In other news, New York-based investment firm Morgan Stanley told thousands of clients that they won't be allowed to withdraw money on their home-equity lines of credit (HELOCs). The move will have the greatest impact on those clients with properties that have lost value. From this point forward, Morgan Stanley will review HELOCs on a monthly basis.

Published on August 6, 2008

Other Wall Street firms like Morgan Stanley are pulling back on risks after banks and brokerages were hit with nearly $500 billion of writedowns and losses in wake of the collapse of the subprime mortgage market and the credit crunch that followed. In first-quarter 2008, consumer delinquencies on HELOCs were at their fastest pace in the last twenty years, according to the American Bankers Association.

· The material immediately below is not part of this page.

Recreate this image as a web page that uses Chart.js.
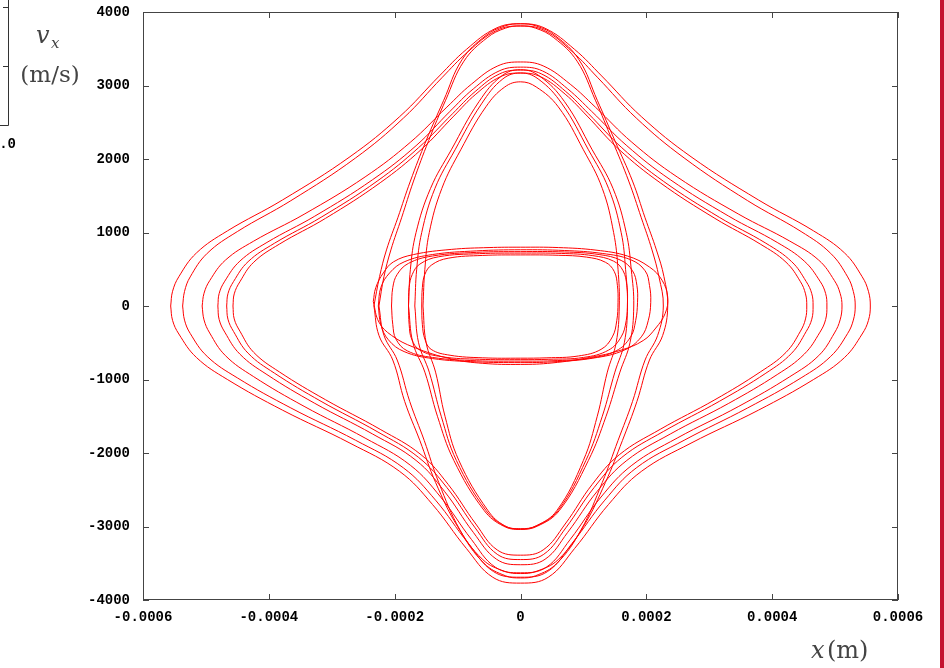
<!DOCTYPE html>
<html>
<head>
<meta charset="utf-8">
<script src="https://cdn.jsdelivr.net/npm/chart.js@4.4.1/dist/chart.umd.min.js"></script>
<style>
  body { margin: 0; background: #fff; }
  canvas { display: block; }
</style>
</head>
<body>
<canvas id="fase" width="944" height="668"></canvas>
<script>
// tick labels
var xTicks = [-0.0006, -0.0004, -0.0002, 0, 0.0002, 0.0004, 0.0006]
var yTicks = [-4000, -3000, -2000, -1000, 0, 1000, 2000, 3000, 4000]

// curves: [x in micrometres, v_x in m/s]
// wide "diamond" loops
var diamond1 = [[-556,0],[-553,200],[-543,399],[-515,722],[-466,1021],[-378,1444],[-271,2031],[-192,2577],[-129,3130],[-86,3491],[-39,3779],[0,3840],[39,3779],[86,3491],[129,3130],[192,2577],[271,2031],[378,1444],[466,1021],[515,722],[543,399],[553,200],[556,0],[553,-196],[543,-381],[515,-701],[466,-999],[378,-1418],[271,-1866],[192,-2251],[140,-2699],[86,-3299],[44,-3691],[0,-3770],[-44,-3691],[-86,-3299],[-140,-2699],[-192,-2251],[-271,-1866],[-378,-1418],[-466,-999],[-515,-701],[-543,-381],[-553,-196],[-556,0]]
var diamond2 = [[-537,0],[-534,198],[-525,396],[-498,716],[-450,1013],[-365,1433],[-262,2015],[-186,2557],[-125,3105],[-83,3463],[-38,3749],[0,3810],[38,3749],[82,3463],[123,3105],[184,2557],[260,2015],[361,1433],[446,1013],[493,716],[520,396],[529,198],[532,0],[529,-192],[520,-373],[493,-686],[446,-978],[361,-1387],[260,-1827],[184,-2203],[134,-2642],[82,-3229],[43,-3613],[0,-3690],[-43,-3613],[-83,-3229],[-135,-2642],[-186,-2203],[-262,-1827],[-365,-1387],[-450,-978],[-498,-686],[-525,-373],[-534,-192],[-537,0]]
var diamond3 = [[-506,0],[-503,173],[-494,345],[-469,624],[-424,883],[-344,1248],[-247,1756],[-175,2228],[-117,2706],[-78,3018],[-36,3267],[0,3320],[36,3267],[79,3018],[119,2706],[177,2228],[249,1756],[347,1248],[428,883],[474,624],[499,345],[508,173],[511,0],[508,-189],[499,-367],[474,-675],[428,-962],[347,-1365],[249,-1797],[177,-2167],[128,-2599],[79,-3176],[41,-3554],[0,-3630],[-40,-3554],[-78,-3176],[-127,-2599],[-175,-2167],[-247,-1797],[-344,-1365],[-424,-962],[-469,-675],[-494,-367],[-503,-189],[-506,0]]
var diamond4 = [[-481,0],[-479,169],[-470,338],[-446,611],[-403,865],[-327,1222],[-235,1719],[-166,2181],[-112,2649],[-75,2954],[-34,3198],[0,3250],[35,3198],[75,2954],[113,2649],[169,2181],[238,1719],[331,1222],[408,865],[451,611],[476,338],[485,169],[487,0],[485,-183],[476,-356],[451,-655],[408,-933],[331,-1324],[238,-1742],[169,-2101],[122,-2520],[75,-3080],[39,-3446],[0,-3520],[-38,-3446],[-75,-3080],[-121,-2520],[-166,-2101],[-235,-1742],[-327,-1324],[-403,-933],[-446,-655],[-470,-356],[-479,-183],[-481,0]]
var diamond5 = [[-467,0],[-465,167],[-456,334],[-433,603],[-391,854],[-317,1207],[-228,1698],[-162,2154],[-108,2616],[-72,2918],[-33,3159],[0,3210],[33,3159],[72,2918],[108,2616],[161,2154],[227,1698],[316,1207],[390,854],[431,603],[454,334],[463,167],[465,0],[463,-179],[454,-348],[431,-642],[390,-914],[316,-1297],[227,-1708],[161,-2060],[117,-2470],[72,-3019],[37,-3378],[0,-3450],[-37,-3378],[-72,-3019],[-117,-2470],[-162,-2060],[-228,-1708],[-317,-1297],[-391,-914],[-433,-642],[-456,-348],[-465,-179],[-467,0]]
var diamond6 = [[-457,0],[-455,165],[-446,330],[-424,596],[-383,843],[-310,1192],[-223,1677],[-158,2127],[-106,2584],[-71,2882],[-32,3119],[0,3170],[32,3119],[71,2882],[106,2584],[157,2127],[222,1677],[309,1192],[381,843],[422,596],[445,330],[453,165],[455,0],[453,-176],[445,-342],[422,-631],[381,-898],[309,-1275],[222,-1678],[157,-2024],[114,-2427],[71,-2966],[36,-3319],[0,-3390],[-37,-3319],[-71,-2966],[-115,-2427],[-158,-2024],[-223,-1678],[-310,-1275],[-383,-898],[-424,-631],[-446,-342],[-455,-176],[-457,0]]

// tall loops
var wide1 = [[-233,0],[-224,400],[-213,763],[-195,1200],[-175,1700],[-150,2250],[-122,2800],[-93,3350],[-55,3680],[-25,3810],[0,3840],[25,3810],[55,3680],[93,3350],[122,2800],[150,2250],[178,1700],[198,1200],[216,763],[228,400],[234,0],[226,-400],[205,-735],[185,-1300],[162,-1830],[135,-2400],[100,-3000],[60,-3450],[25,-3610],[0,-3640],[-25,-3610],[-60,-3450],[-100,-3000],[-135,-2400],[-160,-1830],[-184,-1300],[-203,-735],[-225,-400],[-233,0]]
var wide2 = [[-225,0],[-217,400],[-206,763],[-189,1200],[-170,1700],[-146,2250],[-119,2800],[-90,3330],[-53,3650],[-24,3780],[0,3810],[24,3780],[53,3650],[90,3330],[119,2800],[146,2250],[172,1700],[192,1200],[209,763],[220,400],[227,0],[218,-400],[198,-735],[178,-1300],[155,-1830],[130,-2400],[96,-3050],[58,-3500],[24,-3670],[0,-3700],[-24,-3670],[-58,-3500],[-96,-3050],[-130,-2400],[-153,-1830],[-176,-1300],[-196,-735],[-217,-400],[-225,0]]
var lens1 = [[-155,0],[-152,500],[-145,1000],[-125,1600],[-95,2125],[-55,2710],[-25,2980],[0,3050],[25,2980],[60,2710],[100,2125],[130,1600],[148,1000],[155,500],[157,0],[152,-500],[138,-900],[122,-1500],[100,-2100],[58,-2780],[25,-2990],[0,-3030],[-25,-2990],[-52,-2780],[-98,-2100],[-120,-1500],[-135,-900],[-150,-500],[-155,0]]
var lens2 = [[-168,0],[-165,500],[-157,1000],[-136,1600],[-104,2125],[-62,2750],[-28,3090],[0,3170],[28,3090],[66,2750],[108,2125],[140,1600],[160,1000],[167,500],[170,0],[165,-500],[150,-900],[130,-1500],[104,-2100],[60,-2780],[26,-2990],[0,-3035],[-26,-2990],[-55,-2780],[-102,-2100],[-126,-1500],[-145,-900],[-162,-500],[-168,0]]
var lens3 = [[-178,0],[-175,500],[-166,1000],[-143,1600],[-110,2125],[-66,2780],[-30,3130],[0,3215],[30,3130],[70,2780],[114,2125],[147,1600],[168,1000],[176,500],[180,0],[174,-500],[158,-900],[136,-1500],[108,-2100],[62,-2780],[27,-2995],[0,-3040],[-27,-2995],[-58,-2780],[-106,-2100],[-132,-1500],[-152,-900],[-171,-500],[-178,0]]

// flat loops round the centre
var flat1 = [[-234,60],[-230,250],[-218,450],[-202,600],[-170,700],[-110,770],[-50,795],[0,800],[60,795],[120,760],[170,680],[205,530],[225,350],[234,120],[230,-100],[215,-300],[195,-470],[160,-600],[110,-700],[50,-775],[0,-795],[-60,-780],[-110,-720],[-170,-560],[-205,-400],[-225,-220],[-234,60]]
var flat2 = [[-226,0],[-222,250],[-208,450],[-185,600],[-140,700],[-70,750],[0,765],[70,755],[130,715],[175,630],[198,480],[205,280],[207,50],[203,-200],[192,-420],[165,-600],[115,-710],[50,-760],[0,-770],[-70,-760],[-140,-715],[-185,-620],[-210,-460],[-222,-250],[-226,0]]
var flat3 = [[-205,0],[-203,250],[-196,430],[-178,580],[-140,680],[-70,730],[0,740],[70,735],[125,700],[160,620],[178,480],[185,280],[186,50],[183,-200],[175,-420],[152,-610],[110,-710],[50,-745],[0,-750],[-70,-745],[-140,-700],[-180,-610],[-198,-450],[-203,-250],[-205,0]]
var flat4 = [[-178,0],[-177,250],[-172,430],[-160,570],[-130,670],[-65,712],[0,720],[65,715],[115,685],[148,610],[163,480],[169,280],[170,50],[168,-200],[160,-420],[140,-600],[100,-700],[45,-725],[0,-730],[-65,-725],[-125,-690],[-160,-600],[-173,-450],[-177,-250],[-178,0]]
var flat5 = [[-157,0],[-156,250],[-152,430],[-141,560],[-115,650],[-60,688],[0,695],[60,690],[105,665],[135,595],[149,470],[154,280],[155,50],[153,-200],[146,-420],[128,-590],[92,-680],[42,-705],[0,-710],[-60,-705],[-112,-670],[-142,-590],[-152,-450],[-156,-250],[-157,0]]

var curvas = [diamond1, diamond2, diamond3, diamond4, diamond5, diamond6,
              wide1, wide2, lens1, lens2, lens3,
              flat1, flat2, flat3, flat4, flat5]

var datasets = curvas.map(function(c) {
  return {
    data: c.map(function(p) { return {x: p[0] / 1e6, y: p[1]} }),
    showLine: true,
    borderColor: '#ff0000',
    borderWidth: 1,
    pointRadius: 0,
    tension: 0.4,
    fill: false
  }
})

var tickFont = {family: "'Liberation Mono', 'DejaVu Sans Mono', monospace", weight: 'bold', size: 14}

// frame, inward ticks, axis labels and the bits of the neighbouring panels
var frame = {
  id: 'frame',
  afterDraw: function(chart) {
    var ctx = chart.ctx
    var a = chart.chartArea
    var sx = chart.scales.x
    var sy = chart.scales.y
    ctx.save()
    ctx.strokeStyle = '#444'
    ctx.lineWidth = 1
    ctx.strokeRect(Math.round(a.left) + 0.5, Math.round(a.top) + 0.5, Math.round(a.width) - 1, Math.round(a.height) - 1)
    ctx.beginPath()
    xTicks.forEach(function(v) {
      var px = Math.round(sx.getPixelForValue(v)) + 0.5
      ctx.moveTo(px, a.bottom); ctx.lineTo(px, a.bottom - 6)
      ctx.moveTo(px, a.top); ctx.lineTo(px, a.top + 6)
    })
    yTicks.forEach(function(v) {
      var py = Math.round(sy.getPixelForValue(v)) + 0.5
      ctx.moveTo(a.left, py); ctx.lineTo(a.left + 6, py)
      ctx.moveTo(a.right, py); ctx.lineTo(a.right - 6, py)
    })
    ctx.stroke()

    // left neighbour panel edge
    ctx.strokeStyle = '#333'
    ctx.beginPath()
    ctx.moveTo(8.5, 0); ctx.lineTo(8.5, 125.5); ctx.lineTo(0, 125.5)
    ctx.moveTo(3, 7.5); ctx.lineTo(8.5, 7.5)
    ctx.moveTo(3, 66.5); ctx.lineTo(8.5, 66.5)
    ctx.stroke()
    ctx.fillStyle = '#000'
    ctx.font = "bold 14px 'Liberation Mono', monospace"
    ctx.textAlign = 'right'
    ctx.textBaseline = 'alphabetic'
    ctx.fillText('1.0', 16, 148)

    // right neighbour bar
    ctx.fillStyle = '#c4122f'
    ctx.fillRect(940, 0, 4, 668)

    // axis titles
    ctx.fillStyle = '#444'
    ctx.textAlign = 'left'
    ctx.font = "italic 24px 'DejaVu Serif', serif"
    ctx.fillText('v', 36, 43)
    ctx.font = "italic 15px 'DejaVu Serif', serif"
    ctx.fillText('x', 51, 48)
    ctx.font = "23px 'DejaVu Serif', serif"
    ctx.textAlign = 'center'
    ctx.fillText('(m/s)', 50, 82)
    ctx.textAlign = 'left'
    ctx.font = "italic 24px 'DejaVu Serif', serif"
    ctx.fillText('x', 811, 658)
    ctx.font = "24px 'DejaVu Serif', serif"
    ctx.fillText('(m)', 827, 658)
    ctx.restore()
  }
}

var ctx = document.getElementById('fase').getContext('2d')
var grafico = new Chart(ctx, {
  type: 'scatter',
  data: { datasets: datasets },
  options: {
    responsive: false,
    animation: false,
    layout: { padding: { top: 12, right: 46, left: 0, bottom: 0 } },
    plugins: {
      legend: { display: false },
      tooltip: { enabled: false }
    },
    scales: {
      x: {
        type: 'linear',
        min: -0.0006,
        max: 0.0006,
        afterBuildTicks: function(s) { s.ticks = xTicks.map(function(v) { return {value: v} }) },
        afterFit: function(s) { s.height = 68; s.paddingLeft = 0; s.paddingRight = 0 },
        grid: { display: false, drawTicks: false },
        border: { display: false },
        ticks: {
          font: tickFont,
          color: '#000',
          padding: 9,
          maxRotation: 0,
          autoSkip: false,
          callback: function(v) { return Math.abs(v) < 1e-12 ? '0' : v.toFixed(4) }
        }
      },
      y: {
        type: 'linear',
        min: -4000,
        max: 4000,
        afterBuildTicks: function(s) { s.ticks = yTicks.map(function(v) { return {value: v} }) },
        afterFit: function(s) { s.width = 143; s.paddingTop = 0; s.paddingBottom = 0 },
        grid: { display: false, drawTicks: false },
        border: { display: false },
        ticks: {
          font: tickFont,
          color: '#000',
          padding: 13,
          autoSkip: false,
          callback: function(v) { return String(v) }
        }
      }
    }
  },
  plugins: [frame]
})
</script>
</body>
</html>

Said Morgan Stanley spokeswoman Christine Pollak, “Consistent with the terms of the HELOC, or home-equity line of credit, Morgan Stanley periodically reassesses client property values and risk profiles. A segment of clients was recently notified of a change in the status of their home equity line of credit or HELOC due to a change in the value of their property and/or their credit profile.”

Pollak declined to specify the dollar amount of the frozen credit lines. The firm's global wealth management division, which doesn't disclose how many clients it serves, had 8,350 advisers managing $739 billion of customer assets at the end of May, according to its second-quarter earnings report.
Morgan Stanley has already taken about $14.4 billion of losses related to leveraged loans and collateralized debt obligations.

Morgan Stanley isn’t the only firm taking such actions. David Hendler, an analyst at Credit Sights Inc. in New York, said commercial banks are also enacting tough measures on home-equity loans.
“All consumer lenders and home-equity lenders are reassessing the environment given the pressure on housing and the economy,'' noted Hendler.